### What this task involves:
Your output must be the lines below from the line containing "Give me the TikZ source for this diagram." to the line containing "anchor=base, inner sep=0pt]", both lines included, reproduced exactly and without pictures.

** START OF Material for this task **

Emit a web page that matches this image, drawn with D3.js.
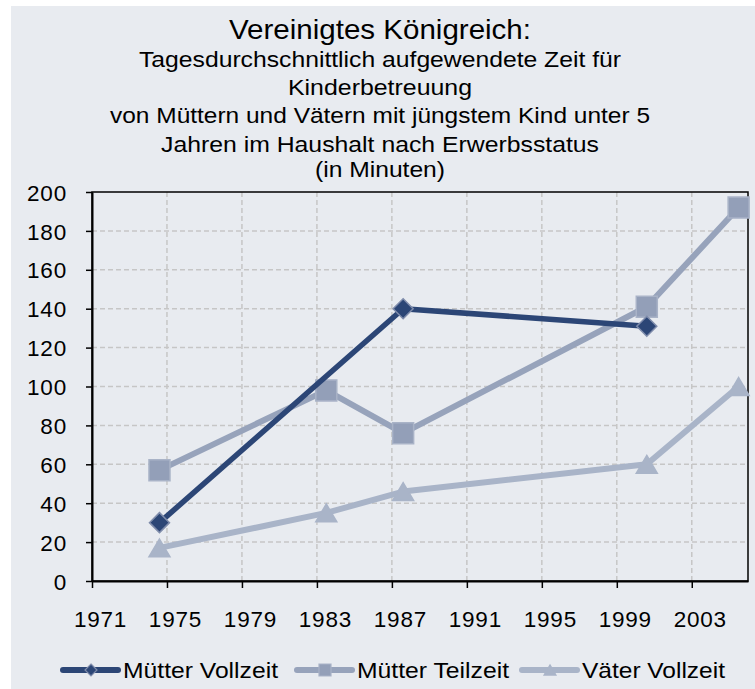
<!DOCTYPE html>
<html>
<head>
<meta charset="utf-8">
<script src="https://cdn.jsdelivr.net/npm/d3@7"></script>
<style>
  body { margin: 0; background: #ffffff; }
  svg text { font-family: "Liberation Sans", Arial, sans-serif; fill: #000; }
</style>
</head>
<body>
<div id="chart"></div>
<script>
'use strict';

// data
const years = [1974.6, 1983.5, 1987.6, 2000.6, 2005.5];
const muetterVollzeit = [30, null, 140, 131, null];
const muetterTeilzeit = [57, 98, 76, 141, 192];
const vaeterVollzeit = [17, 35, 46, 60, 100];
const seriesNames = ['Mütter Vollzeit', 'Mütter Teilzeit', 'Väter Vollzeit'];
const xTicks = [1971, 1975, 1979, 1983, 1987, 1991, 1995, 1999, 2003];
const yTicks = [0, 20, 40, 60, 80, 100, 120, 140, 160, 180, 200];
const titleLines = [
  'Tagesdurchschnittlich aufgewendete Zeit für',
  'Kinderbetreuung',
  'von Müttern und Vätern mit jüngstem Kind unter 5',
  'Jahren im Haushalt nach Erwerbsstatus',
  '(in Minuten)'
];

const width = 755;
const height = 689;
const plot = { left: 92, right: 748, top: 192, bottom: 581 };

const svg = d3.select('#chart')
  .append('svg')
    .attr('width', width)
    .attr('height', height);

// chart area background
svg.append('rect')
  .attr('x', 11).attr('y', 6)
  .attr('width', width - 11).attr('height', height - 6)
  .attr('fill', '#e8ebf0');

// titles
svg.append('text')
  .attr('x', 380).attr('y', 39)
  .attr('text-anchor', 'middle')
  .attr('font-size', 28)
  .attr('textLength', 302)
  .attr('lengthAdjust', 'spacingAndGlyphs')
  .text('Vereinigtes Königreich:');

const subWidths = [482, 184, 540, 438, 130];
const subBase = [67, 95, 123, 152, 177];
titleLines.forEach((t, i) => {
  svg.append('text')
    .attr('x', 380).attr('y', subBase[i])
    .attr('text-anchor', 'middle')
    .attr('font-size', 21.5)
    .attr('textLength', subWidths[i])
    .attr('lengthAdjust', 'spacingAndGlyphs')
    .text(t);
});

const x = d3.scaleLinear()
  .domain([1971, 2006])
  .range([plot.left, plot.right]);

const y = d3.scaleLinear()
  .domain([0, 200])
  .range([plot.bottom, plot.top]);

// grid
const grid = svg.append('g')
  .attr('stroke', '#c6c6c6')
  .attr('stroke-width', 1.5)
  .attr('stroke-dasharray', '5,3');
grid.selectAll('line.h')
  .data(yTicks.filter(d => d > 0 && d < 200))
  .join('line')
    .attr('x1', plot.left).attr('x2', plot.right)
    .attr('y1', d => y(d)).attr('y2', d => y(d));
grid.selectAll('line.v')
  .data(xTicks.filter(d => d > 1971))
  .enter().append('line')
    .attr('y1', plot.top).attr('y2', plot.bottom)
    .attr('x1', d => x(d)).attr('x2', d => x(d));

// frame
svg.append('rect')
  .attr('x', plot.left).attr('y', plot.top)
  .attr('width', plot.right - plot.left)
  .attr('height', plot.bottom - plot.top)
  .attr('fill', 'none')
  .attr('stroke', '#000')
  .attr('stroke-width', 1.5);

// axes
const yAxis = svg.append('g')
  .attr('transform', `translate(${plot.left},0)`)
  .call(d3.axisLeft(y).tickValues(yTicks).tickSize(6).tickSizeOuter(0));
yAxis.select('.domain').attr('stroke-width', 2);
yAxis.selectAll('.tick line').attr('stroke-width', 1.5);
yAxis.selectAll('.tick text')
  .attr('font-size', 22.5)
  .attr('letter-spacing', 0.8)
  .attr('dy', '0.36em')
  .attr('x', -25)
  .style('font-family', '"Liberation Sans", Arial, sans-serif');

const xAxis = svg.append('g')
  .attr('transform', `translate(0,${plot.bottom})`)
  .call(d3.axisBottom(x).tickValues(xTicks).tickFormat(d3.format('d')).tickSize(7).tickSizeOuter(0));
xAxis.select('.domain').attr('stroke-width', 2);
xAxis.selectAll('.tick line').attr('stroke-width', 1.5);
xAxis.selectAll('.tick text')
  .attr('font-size', 22.5)
  .attr('letter-spacing', 0.8)
  .attr('x', 8)
  .attr('y', 46)
  .attr('dy', 0)
  .style('font-family', '"Liberation Sans", Arial, sans-serif');

// series
const seriesData = [
  { name: seriesNames[0], values: muetterVollzeit, color: '#2c4676', marker: 'diamond', fill: '#2c4676', edge: '#7f8cab', lw: 5.5 },
  { name: seriesNames[1], values: muetterTeilzeit, color: '#97a3bb', marker: 'square', fill: '#939fb8', edge: '#a9b3c7', lw: 6 },
  { name: seriesNames[2], values: vaeterVollzeit, color: '#a9b4c8', marker: 'triangle', fill: '#a9b4c8', edge: '#a9b4c8', lw: 6 }
];

/** builds a path for a marker of the given kind around 0,0 */
function markerPath (kind, s) {
  if (kind === 'diamond') {
    return `M0,${-s}L${s},0L0,${s}L${-s},0Z`;
  }
  if (kind === 'square') {
    return `M${-s},${-s}H${s}V${s}H${-s}Z`;
  }
  const h = s * 0.85;
  return `M0,${-h}L${s},${h}L${-s},${h}Z`;
}

const line = d3.line()
  .x(d => x(d.year))
  .y(d => y(d.v));

// draw from back to front: Väter, Teilzeit, Vollzeit
[2, 1, 0].forEach(i => {
  const s = seriesData[i];
  const pts = years.map((yr, j) => ({ year: yr, v: s.values[j] })).filter(d => d.v !== null);
  svg.append('path')
    .datum(pts)
    .attr('d', line)
    .attr('fill', 'none')
    .attr('stroke', s.color)
    .attr('stroke-width', s.lw)
    .attr('stroke-linejoin', 'round');
  const size = s.marker === 'diamond' ? 10 : 10.5;
  svg.selectAll(null)
    .data(pts)
    .join('path')
      .attr('transform', d => `translate(${x(d.year)},${y(d.v)})`)
      .attr('d', markerPath(s.marker, size))
      .attr('fill', s.fill)
      .attr('stroke', s.edge)
      .attr('stroke-width', 1.5);
});

// legend
const legendX = [63, 297, 522];
const legendTextW = [155, 152, 143];
const legend = svg.append('g');
seriesData.forEach((s, i) => {
  const g = legend.append('g').attr('transform', `translate(${legendX[i]},670)`);
  g.append('line')
    .attr('x1', 0).attr('x2', 55)
    .attr('stroke', s.color)
    .attr('stroke-width', 6)
    .attr('stroke-linecap', 'round');
  g.append('path')
    .attr('transform', 'translate(28,0)')
    .attr('d', markerPath(s.marker, 6))
    .attr('fill', s.fill)
    .attr('stroke', s.edge)
    .attr('stroke-width', 1.2);
  g.append('text')
    .attr('x', 60).attr('y', 8)
    .attr('font-size', 22.5)
    .attr('textLength', legendTextW[i])
    .attr('lengthAdjust', 'spacingAndGlyphs')
    .text(s.name);
});
</script>
</body>
</html>
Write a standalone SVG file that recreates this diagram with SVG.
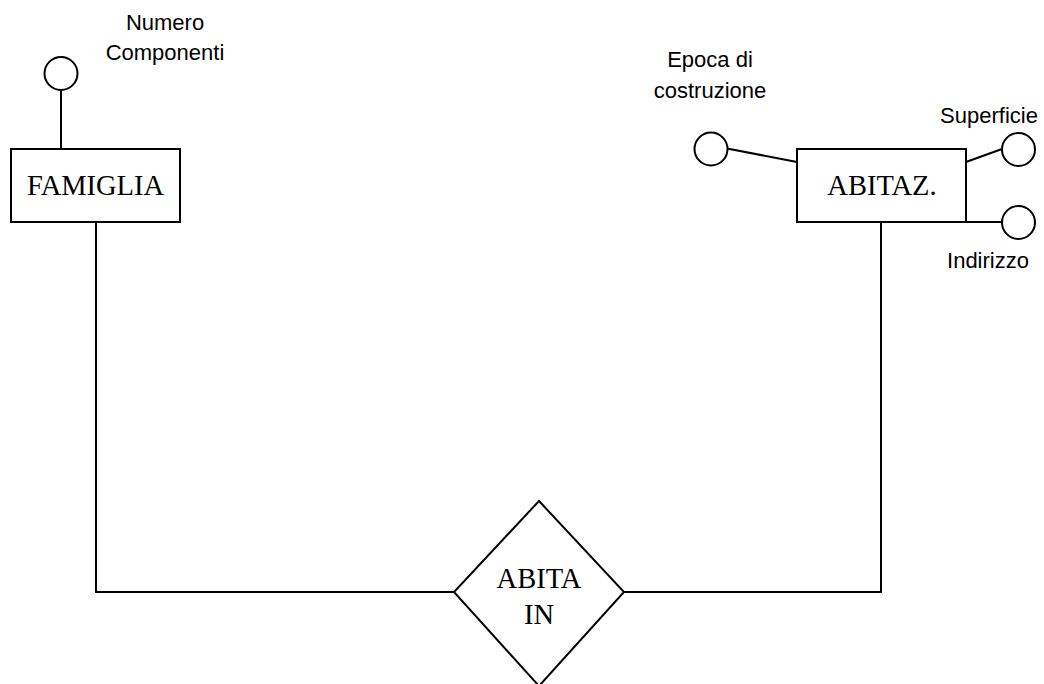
<svg xmlns="http://www.w3.org/2000/svg" width="1044" height="684" viewBox="0 0 1044 684">
<style>
.s{fill:none;stroke:#000;stroke-width:2}
.b{fill:#fff;stroke:#000;stroke-width:2}
.t{font-family:"Liberation Serif","Times New Roman",serif;font-size:28.5px;fill:#000;text-anchor:middle}
.a{font-family:"Liberation Sans",Arial,sans-serif;font-size:22px;fill:#000;text-anchor:middle}
</style>
<rect width="1044" height="684" fill="#fff"/>
<g id="connectors">
<line class="s" x1="61" y1="90" x2="61" y2="149"/>
<polyline class="s" points="96,222 96,592 454,592"/>
<polyline class="s" points="881,222 881,592 624,592"/>
<line class="s" x1="727" y1="148.5" x2="797" y2="162"/>
<line class="s" x1="966" y1="162" x2="1002" y2="149"/>
<line class="s" x1="966" y1="222" x2="1002" y2="222"/>
</g>
<g id="attr-numero">
<circle class="b" cx="61" cy="73.5" r="16.5"/>
<text class="a" x="165" y="29.5">Numero</text>
<text class="a" x="165" y="60">Componenti</text>
</g>
<g id="famiglia">
<rect class="b" x="11" y="149" width="169" height="73"/>
<text class="t" x="95.5" y="195">FAMIGLIA</text>
</g>
<g id="attr-epoca">
<circle class="b" cx="711" cy="149" r="16.5"/>
<text class="a" x="710" y="67">Epoca di</text>
<text class="a" x="710" y="98">costruzione</text>
</g>
<g id="abitaz">
<rect class="b" x="797" y="149" width="169" height="73"/>
<text class="t" x="882" y="195">ABITAZ.</text>
</g>
<g id="attr-superficie">
<circle class="b" cx="1018.5" cy="149.5" r="16.5"/>
<text class="a" x="989" y="122.5">Superficie</text>
</g>
<g id="attr-indirizzo">
<circle class="b" cx="1018.5" cy="222.5" r="16.5"/>
<text class="a" x="988" y="268">Indirizzo</text>
</g>
<g id="abita-in">
<polygon class="b" points="539,501 624,592 539,686 454,592"/>
<text class="t" x="539" y="587.5">ABITA</text>
<text class="t" x="539" y="624">IN</text>
</g>
</svg>
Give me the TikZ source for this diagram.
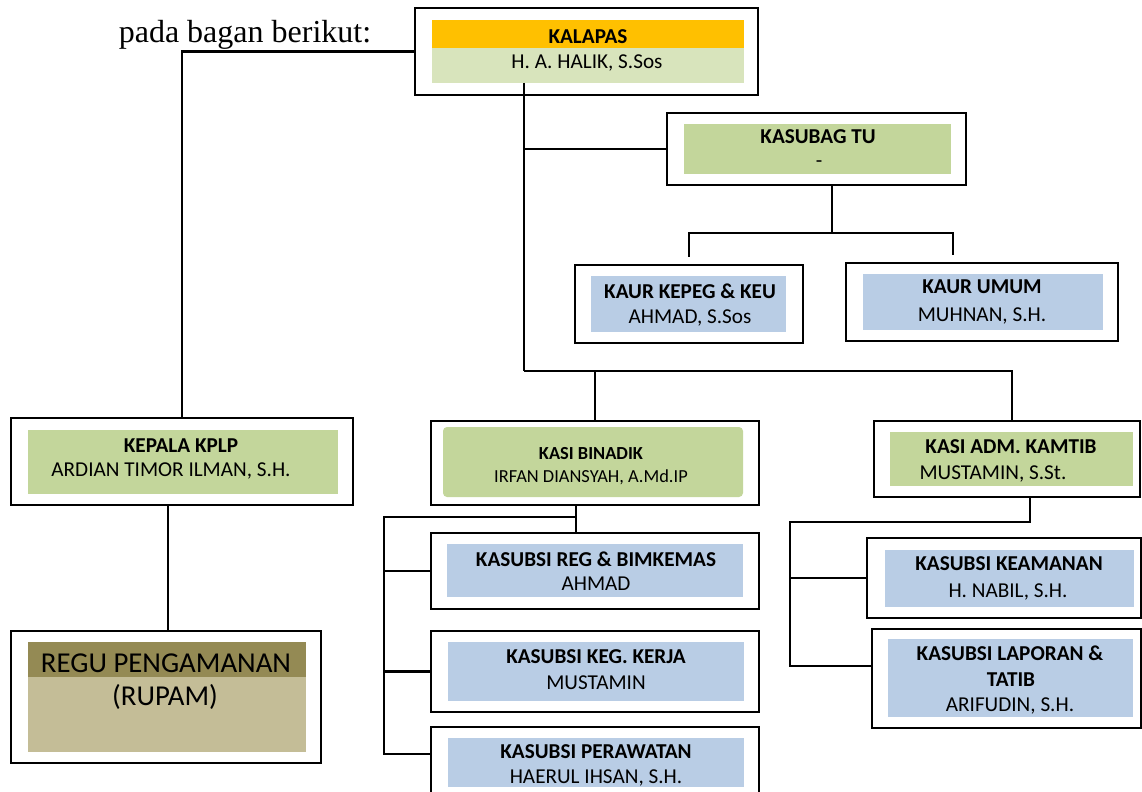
\documentclass[tikz,border=0pt]{standalone}
\usepackage{fontspec}
\setmainfont{Carlito}
\newfontfamily\serifface{Liberation Serif}
\usetikzlibrary{fit}

\definecolor{kaOrange}{HTML}{FFC000}
\definecolor{kaPale}{HTML}{D8E4BC}
\definecolor{kaGreen}{HTML}{C3D69B}
\definecolor{kaBlue}{HTML}{B9CDE5}
\definecolor{kaOlive}{HTML}{948A54}
\definecolor{kaKhaki}{HTML}{C4BD97}

\tikzset{
  orgbox/.style={draw, line width=1.3pt, inner sep=0pt},
  conn/.style={line width=1.1pt},
  ttl/.style={font=\fontsize{10.6}{12}\selectfont\bfseries, inner sep=0pt},
  nm/.style={font=\fontsize{10.6}{12}\selectfont, inner sep=0pt},
  ttlsmall/.style={font=\fontsize{9.2}{11}\selectfont\bfseries, inner sep=0pt},
  nmsmall/.style={font=\fontsize{9.2}{11}\selectfont, inner sep=0pt},
}

\begin{document}
\begin{tikzpicture}[x=0.5pt, y=-0.5pt]

\useasboundingbox (0,0) rectangle (1142,792);
\clip (0,0) rectangle (1142,792);

% --- caption text ---
\node[font=\serifface\fontsize{16}{18}\selectfont, anchor=base, inner sep=0pt] (caption) at (245,43) {pada bagan berikut:};

% --- FRAMES ---
\node[orgbox, fit={(415,8) (758,95)}] (kalapas) {};
\node[orgbox, fit={(667,113) (966,185)}] (kasubag) {};
\node[orgbox, fit={(575,265) (803,343)}] (kepeg) {};
\node[orgbox, fit={(846,263) (1118,341)}] (umum) {};
\node[orgbox, fit={(11,418) (353,505)}] (kplp) {};
\node[orgbox, fit={(11,631) (321,763)}] (rupam) {};
\node[orgbox, fit={(431,421) (759,505)}] (binadik) {};
\node[orgbox, fit={(874,421) (1140,497)}] (kamtib) {};
\node[orgbox, fit={(431,533) (759,609)}] (reg) {};
\node[orgbox, fit={(431,631) (759,712)}] (keg) {};
\node[orgbox, fit={(431,727) (759,820)}] (perawatan) {};
\node[orgbox, fit={(867,538) (1141,618)}] (keamanan) {};
\node[orgbox, fit={(872,629) (1141,728)}] (laporan) {};

% --- COLOURED BARS ---
\fill[kaOrange] (432,20) rectangle (744,48);
\fill[kaPale] (432,48) rectangle (744,83);
\fill[kaGreen] (684,124) rectangle (951,174);
\fill[kaBlue] (591,276) rectangle (786,332);
\fill[kaBlue] (863,274) rectangle (1103,330);
\fill[kaGreen] (28,430) rectangle (338,494);
\fill[kaOlive] (28,642) rectangle (306,677);
\fill[kaKhaki] (28,677) rectangle (306,752);
\fill[kaGreen, rounded corners=2pt] (443,427) rectangle (743,497);
\fill[kaGreen] (890,432) rectangle (1133,486);
\fill[kaBlue] (447,544) rectangle (743,597);
\fill[kaBlue] (448,642) rectangle (744,701);
\fill[kaBlue] (448,738) rectangle (744,787);
\fill[kaBlue] (885,550) rectangle (1134,607);
\fill[kaBlue] (888,639) rectangle (1133,717);

% --- TEXTS ---
\node[ttl] (kalapas-t) at (588,37) {KALAPAS};
\node[nm] (kalapas-n) at (587,63) {H. A. HALIK, S.Sos};
\node[ttl] (kasubag-t) at (818,137) {KASUBAG TU};
\node[nm] (kasubag-n) at (819,164) {-};
\node[ttl] (kepeg-t) at (690,291) {KAUR KEPEG \& KEU};
\node[nm] (kepeg-n) at (690,318) {AHMAD, S.Sos};
\node[ttl] (umum-t) at (982,287) {KAUR UMUM};
\node[nm] (umum-n) at (982,316) {MUHNAN, S.H.};
\node[ttl] (kplp-t) at (181,446) {KEPALA KPLP};
\node[nm] (kplp-n) at (171,471) {ARDIAN TIMOR ILMAN, S.H.};
\node[font=\fontsize{14.4}{16}\selectfont, inner sep=0pt] (rupam-t) at (166,663) {REGU PENGAMANAN};
\node[font=\fontsize{14.4}{16}\selectfont, inner sep=0pt] (rupam-n) at (165,697) {(RUPAM)};
\node[ttlsmall] (binadik-t) at (591,454) {KASI BINADIK};
\node[nmsmall] (binadik-n) at (591,477) {IRFAN DIANSYAH, A.Md.IP};
\node[ttl] (kamtib-t) at (1011,447) {KASI ADM. KAMTIB};
\node[nm] (kamtib-n) at (993,474) {MUSTAMIN, S.St.};
\node[ttl] (reg-t) at (596,559) {KASUBSI REG \& BIMKEMAS};
\node[nm] (reg-n) at (596,584) {AHMAD};
\node[ttl] (keg-t) at (596,657) {KASUBSI KEG. KERJA};
\node[nm] (keg-n) at (596,683) {MUSTAMIN};
\node[ttl] (perawatan-t) at (596,752) {KASUBSI PERAWATAN};
\node[nm] (perawatan-n) at (596,778) {HAERUL IHSAN, S.H.};
\node[ttl] (keamanan-t) at (1009,564) {KASUBSI KEAMANAN};
\node[nm] (keamanan-n) at (1008,592) {H. NABIL, S.H.};
\node[ttl] (laporan-t) at (1010,653) {KASUBSI LAPORAN \&};
\node[ttl] (laporan-t2) at (1011,680) {TATIB};
\node[nm] (laporan-n) at (1010,706) {ARIFUDIN, S.H.};

% --- CONNECTORS ---
\coordinate (trunk) at (524,83);
\coordinate (bus) at (524,371);
\coordinate (tubus) at (832,233);

\draw[conn] (kalapas.west) -| (kplp.north);
\draw[conn] (kplp.south -| 168,0) -- (rupam.north -| 168,0);
\draw[conn] (trunk) -- (bus);
\draw[conn] (trunk |- kasubag.west) -- (kasubag.west);
\draw[conn] (bus) -| (binadik.north);
\draw[conn] (bus) -| (kamtib.north -| 1012,0);

\draw[conn] (kasubag.south -| tubus) -- (tubus);
\draw[conn, shorten <=3.5pt, shorten >=3.5pt] (kepeg.north) |- (tubus) -| (umum.north -| 953,0);

% binadik branch
\draw[conn] (binadik.south -| 576,0) |- (384,517) -- (384,754) -- (perawatan.west |- 0,754);
\draw[conn] (576,517) -- (reg.north -| 576,0);
\draw[conn] (reg.west -| 384,0) -- (reg.west);
\draw[conn] (keg.west -| 384,0) -- (keg.west);

% kamtib branch
\draw[conn] (kamtib.south -| 1030,0) |- (790,522) -- (790,667);
\draw[conn] (keamanan.west -| 790,0) -- (keamanan.west);
\draw[conn] (790,666) -- (laporan.west |- 0,666);

\end{tikzpicture}
\end{document}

** END OF Material for this task **

### Reply:
Give me the TikZ source for this diagram.
\documentclass[tikz,border=0pt]{standalone}
\usepackage{fontspec}
\setmainfont{Carlito}
\newfontfamily\serifface{Liberation Serif}
\usetikzlibrary{fit}

\definecolor{kaOrange}{HTML}{FFC000}
\definecolor{kaPale}{HTML}{D8E4BC}
\definecolor{kaGreen}{HTML}{C3D69B}
\definecolor{kaBlue}{HTML}{B9CDE5}
\definecolor{kaOlive}{HTML}{948A54}
\definecolor{kaKhaki}{HTML}{C4BD97}

\tikzset{
  orgbox/.style={draw, line width=1.3pt, inner sep=0pt},
  conn/.style={line width=1.1pt},
  ttl/.style={font=\fontsize{10.6}{12}\selectfont\bfseries, inner sep=0pt},
  nm/.style={font=\fontsize{10.6}{12}\selectfont, inner sep=0pt},
  ttlsmall/.style={font=\fontsize{9.2}{11}\selectfont\bfseries, inner sep=0pt},
  nmsmall/.style={font=\fontsize{9.2}{11}\selectfont, inner sep=0pt},
}

\begin{document}
\begin{tikzpicture}[x=0.5pt, y=-0.5pt]

\useasboundingbox (0,0) rectangle (1142,792);
\clip (0,0) rectangle (1142,792);

% --- caption text ---
\node[font=\serifface\fontsize{16}{18}\selectfont, anchor=base, inner sep=0pt] (caption) at (245,43) {pada bagan berikut:};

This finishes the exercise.